CHALLENGE
Pull out from the material below all lines with "this".

STORED RECORDS
========

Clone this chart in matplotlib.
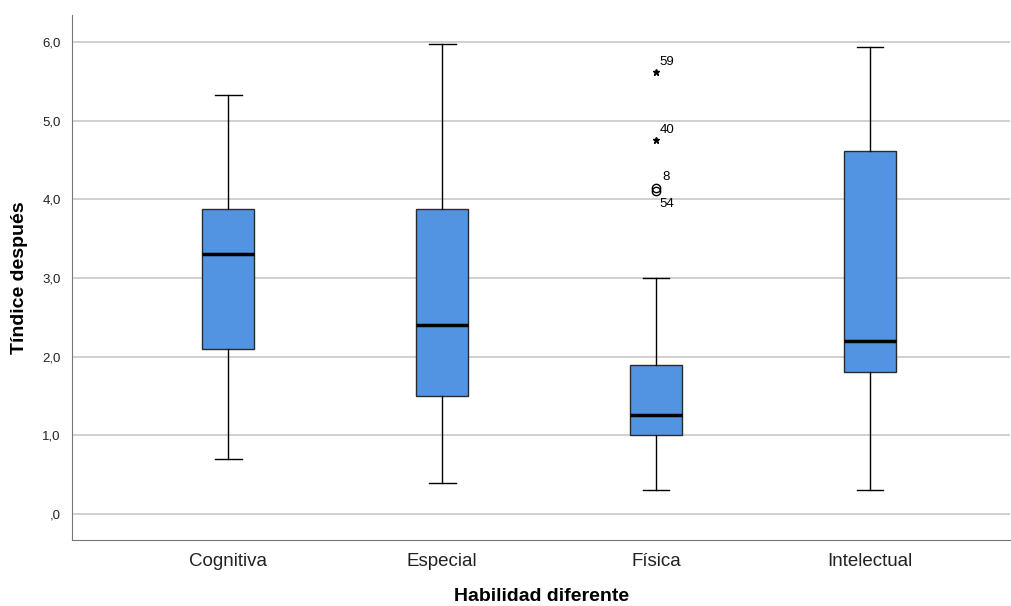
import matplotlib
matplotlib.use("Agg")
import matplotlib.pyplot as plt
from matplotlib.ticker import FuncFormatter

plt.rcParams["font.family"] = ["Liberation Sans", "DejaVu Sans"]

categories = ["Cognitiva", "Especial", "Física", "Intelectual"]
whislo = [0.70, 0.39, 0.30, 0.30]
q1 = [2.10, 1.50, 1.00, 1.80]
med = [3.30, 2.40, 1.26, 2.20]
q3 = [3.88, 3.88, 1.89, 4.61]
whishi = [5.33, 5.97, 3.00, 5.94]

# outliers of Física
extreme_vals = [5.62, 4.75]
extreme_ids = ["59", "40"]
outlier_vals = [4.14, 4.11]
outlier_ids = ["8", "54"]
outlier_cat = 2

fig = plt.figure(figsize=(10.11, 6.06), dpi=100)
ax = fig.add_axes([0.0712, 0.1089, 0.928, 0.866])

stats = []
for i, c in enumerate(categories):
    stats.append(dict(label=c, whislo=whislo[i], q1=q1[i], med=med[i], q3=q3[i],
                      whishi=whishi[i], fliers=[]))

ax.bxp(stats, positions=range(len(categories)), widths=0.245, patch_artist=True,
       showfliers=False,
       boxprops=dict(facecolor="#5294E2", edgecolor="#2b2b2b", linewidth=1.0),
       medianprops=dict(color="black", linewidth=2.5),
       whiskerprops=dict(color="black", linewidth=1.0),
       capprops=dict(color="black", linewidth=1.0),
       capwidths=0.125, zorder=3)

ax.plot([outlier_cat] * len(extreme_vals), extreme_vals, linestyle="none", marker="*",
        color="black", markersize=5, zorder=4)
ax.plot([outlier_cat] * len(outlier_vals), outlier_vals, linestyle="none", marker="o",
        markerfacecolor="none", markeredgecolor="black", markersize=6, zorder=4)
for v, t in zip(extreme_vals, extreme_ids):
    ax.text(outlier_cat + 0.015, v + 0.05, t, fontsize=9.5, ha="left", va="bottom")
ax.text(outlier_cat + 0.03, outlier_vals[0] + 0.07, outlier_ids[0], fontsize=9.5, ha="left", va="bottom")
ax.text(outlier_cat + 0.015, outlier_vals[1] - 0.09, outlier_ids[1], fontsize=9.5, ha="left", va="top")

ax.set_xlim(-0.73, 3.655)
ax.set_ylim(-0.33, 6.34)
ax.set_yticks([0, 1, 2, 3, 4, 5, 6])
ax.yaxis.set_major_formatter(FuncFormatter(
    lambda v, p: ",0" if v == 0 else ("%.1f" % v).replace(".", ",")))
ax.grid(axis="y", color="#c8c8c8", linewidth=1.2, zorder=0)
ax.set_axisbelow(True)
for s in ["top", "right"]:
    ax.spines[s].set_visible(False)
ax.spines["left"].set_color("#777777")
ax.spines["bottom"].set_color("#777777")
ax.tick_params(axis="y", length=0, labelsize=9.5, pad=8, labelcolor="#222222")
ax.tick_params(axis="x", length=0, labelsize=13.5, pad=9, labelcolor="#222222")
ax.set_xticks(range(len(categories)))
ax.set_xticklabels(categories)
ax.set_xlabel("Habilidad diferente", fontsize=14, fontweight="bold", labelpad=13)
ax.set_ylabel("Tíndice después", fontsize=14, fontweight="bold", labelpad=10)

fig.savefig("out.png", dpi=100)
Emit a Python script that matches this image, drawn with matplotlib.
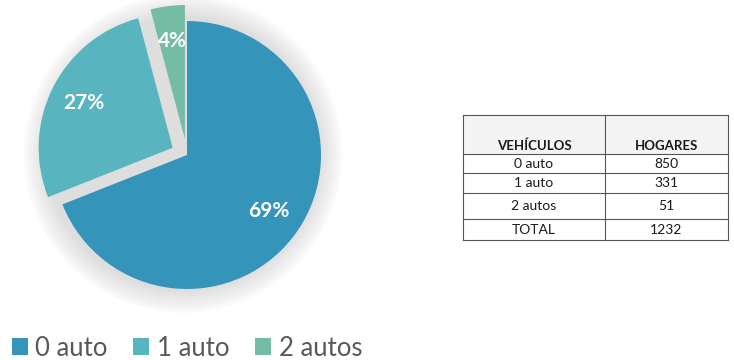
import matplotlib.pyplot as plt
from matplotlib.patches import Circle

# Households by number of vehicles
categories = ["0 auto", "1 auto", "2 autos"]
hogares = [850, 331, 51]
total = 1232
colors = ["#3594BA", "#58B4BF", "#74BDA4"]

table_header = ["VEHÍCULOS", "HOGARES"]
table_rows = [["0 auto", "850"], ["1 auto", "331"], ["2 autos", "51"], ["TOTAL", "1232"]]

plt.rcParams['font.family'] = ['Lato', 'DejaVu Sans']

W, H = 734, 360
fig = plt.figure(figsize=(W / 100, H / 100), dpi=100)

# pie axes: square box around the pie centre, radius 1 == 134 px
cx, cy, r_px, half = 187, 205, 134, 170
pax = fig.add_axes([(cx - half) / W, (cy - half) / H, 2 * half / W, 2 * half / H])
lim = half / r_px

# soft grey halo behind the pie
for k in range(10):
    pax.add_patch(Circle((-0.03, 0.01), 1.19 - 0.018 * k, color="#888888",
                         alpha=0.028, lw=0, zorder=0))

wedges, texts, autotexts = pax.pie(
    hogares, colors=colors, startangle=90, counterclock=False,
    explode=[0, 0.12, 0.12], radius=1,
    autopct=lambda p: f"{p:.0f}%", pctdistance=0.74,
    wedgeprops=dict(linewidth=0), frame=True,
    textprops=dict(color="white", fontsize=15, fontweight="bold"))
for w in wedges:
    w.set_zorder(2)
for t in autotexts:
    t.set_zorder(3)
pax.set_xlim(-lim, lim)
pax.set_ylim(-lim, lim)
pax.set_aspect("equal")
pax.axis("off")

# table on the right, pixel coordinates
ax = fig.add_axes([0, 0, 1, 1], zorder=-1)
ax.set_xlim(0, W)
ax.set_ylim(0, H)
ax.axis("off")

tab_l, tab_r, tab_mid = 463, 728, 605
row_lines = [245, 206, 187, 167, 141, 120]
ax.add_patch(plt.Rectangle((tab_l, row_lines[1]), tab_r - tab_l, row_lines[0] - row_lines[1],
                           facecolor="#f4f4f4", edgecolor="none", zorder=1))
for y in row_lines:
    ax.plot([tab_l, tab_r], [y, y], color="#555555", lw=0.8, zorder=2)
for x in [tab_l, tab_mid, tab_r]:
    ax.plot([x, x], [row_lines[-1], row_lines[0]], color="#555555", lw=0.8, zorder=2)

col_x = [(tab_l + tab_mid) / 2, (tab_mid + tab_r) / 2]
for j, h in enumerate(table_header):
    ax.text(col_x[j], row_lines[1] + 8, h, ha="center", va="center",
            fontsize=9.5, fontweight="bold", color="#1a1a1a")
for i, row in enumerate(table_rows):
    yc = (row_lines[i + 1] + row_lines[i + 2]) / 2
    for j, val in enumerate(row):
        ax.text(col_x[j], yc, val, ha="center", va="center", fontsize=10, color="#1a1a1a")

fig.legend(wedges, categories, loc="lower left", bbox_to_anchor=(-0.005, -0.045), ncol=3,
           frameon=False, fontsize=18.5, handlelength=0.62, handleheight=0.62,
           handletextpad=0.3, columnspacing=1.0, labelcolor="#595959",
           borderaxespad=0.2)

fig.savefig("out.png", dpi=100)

========

EXERCISE SOLUTION
Clone this chart in matplotlib.
Emit a Python script that matches this image, drawn with matplotlib.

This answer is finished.